Unsealed court documents detail how the team of prosecutors tasked with convicting Cliven Bundy and his sons of crimes relating to a 2014 armed standoff failed to turn over potential exculpatory evidence to the court, The Oregonian reports.
The Bundys’ case ended in a mistrial Dec. 20 after Judge Gloria Navarro ruled that prosecutors violated the civil rights of the defendants by withholding evidence supporting the Bundys’ case.
Navarro is considering dismissing the case “with prejudice” and blocking prosecutors from retrying the case. Her decision will come Jan. 8, according to The New York Times.
“There were approximately 3,000 pages that were provided to us only after we started trial,” Bundy lawyer Bret D. Whipple told TheNYT. “I personally have never seen anything like this, especially in a case of such importance.”

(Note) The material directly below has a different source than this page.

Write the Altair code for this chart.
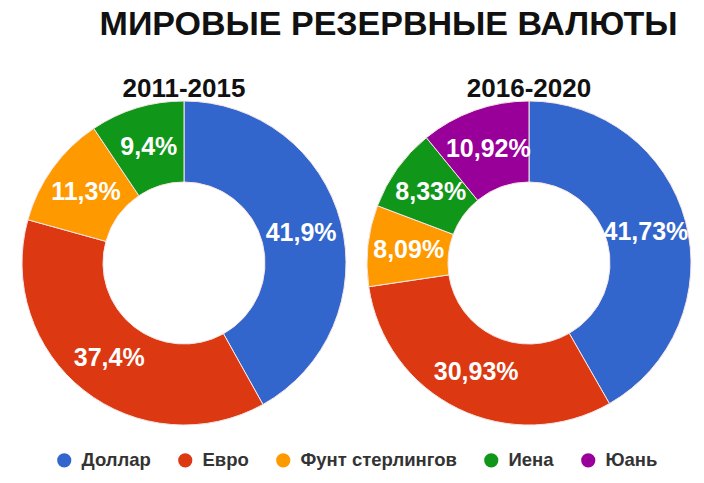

Those 3,000 pages include the Bundys’ requests for multiple federal assessments that showed the Bundy family was likely not dangerous. Prosecutors called the requests part of a “long list of frivolous and vexatious pleadings,” until a government witness, under cross examination, revealed knowledge of the assessments in court, The Oregonian reports.
Defense attorney’s asked federal prosecutors to hand over Inspector General reports on Bureau of Land Management (BLM) agent Dan Love, who directed the BLM raid on the Bundy ranch to seize the family’s cattle over decades of unpaid grazing fees.
Love was fired from the agency in September for corruption and unethical behavior.
Prosecutors had dismissed the allegations and investigations of Love as an “urban legend,” but ended up handing over 500 pages worth of reports on Love in December, according to The Oregonian.
The Bundys’ lawyers made two requests to Navarro for a special “discovery monitor” to ensure that all relevant documents were being turned over by the prosecution. Both requests were denied.
Attorney General Jeff Sessions, however, launched an investigation into prosecutorial misconduct after the mistrial.